Okay, okay, okay, so I was just a smidge wrong. Those that read my review of the Ford Fiesta with the new 1.0-liter, EcoBoost engine will know that while I really enjoyed the torquey little three-cylinder, I was concerned that Ford's decision to force 1.0-liter owners into a manual transmission, steel wheels and one trim level might hurt sales of the new engine. I was also concerned that the promised 45-mile-per-gallon highway rating wouldn't be enough to tempt buyers into trying an engine that's so far outside of what the general public is use to. My concerns, though, seem to have been for naught.
While not doing a booming business on the triple-equipped Fiesta, Ford is seeing a take rate of four to eight percent per month in the engine's first few months on sale.

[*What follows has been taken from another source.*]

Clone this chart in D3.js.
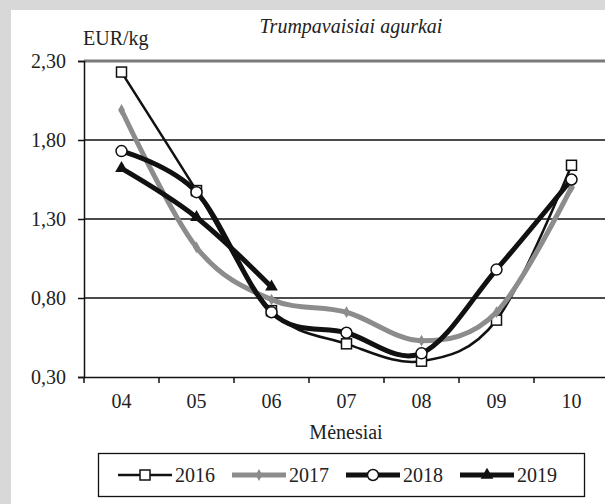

Now, four to eight percent might not sound like a lot – if, like last year, the Fiesta sells around 71,000 units, there'd be barely 5,600 1.0-liter models on the road. It is also small potatoes relative to the take rate on EcoBoost-equipped vehicles across the Ford range, which US sales analyst Erich Merkle estimates to be roughly 35 to 40 percent of retail sales. Still, according to The Detroit News, the 1.0-liter is getting adopted at roughly the same rate as the sparkling Fiesta ST, which should be a solid indication of just how well this little engine is doing.
The 1.0-liter's success "really speaks volumes, not just to what we're doing with the Fiesta, but with EcoBoost in general," Merkle told Autoblog.
The biggest issue that Ford seems to be facing in regards to the 1.0-liter is a supply issue – engines just can't be built quickly enough. Production at the Cologne, Germany factory where the triple is built was doubled to 1,000 engines per day last year, in the face of growing European demand. Despite this, widespread availability in the US is still rather far off. And it's only going to get more difficult to snap up a 1.0-liter Fiesta, as Ford will begin offering the tiny engine in the Focus later this year. Customers that have purchased the triple – around 1,000 people, a third of whom are from California, according to The Detroit News – have had to custom order their vehicles.
Provided Ford can really ramp up production and come to grips with its supply issues, the future looks bright for its newest EcoBoost engine.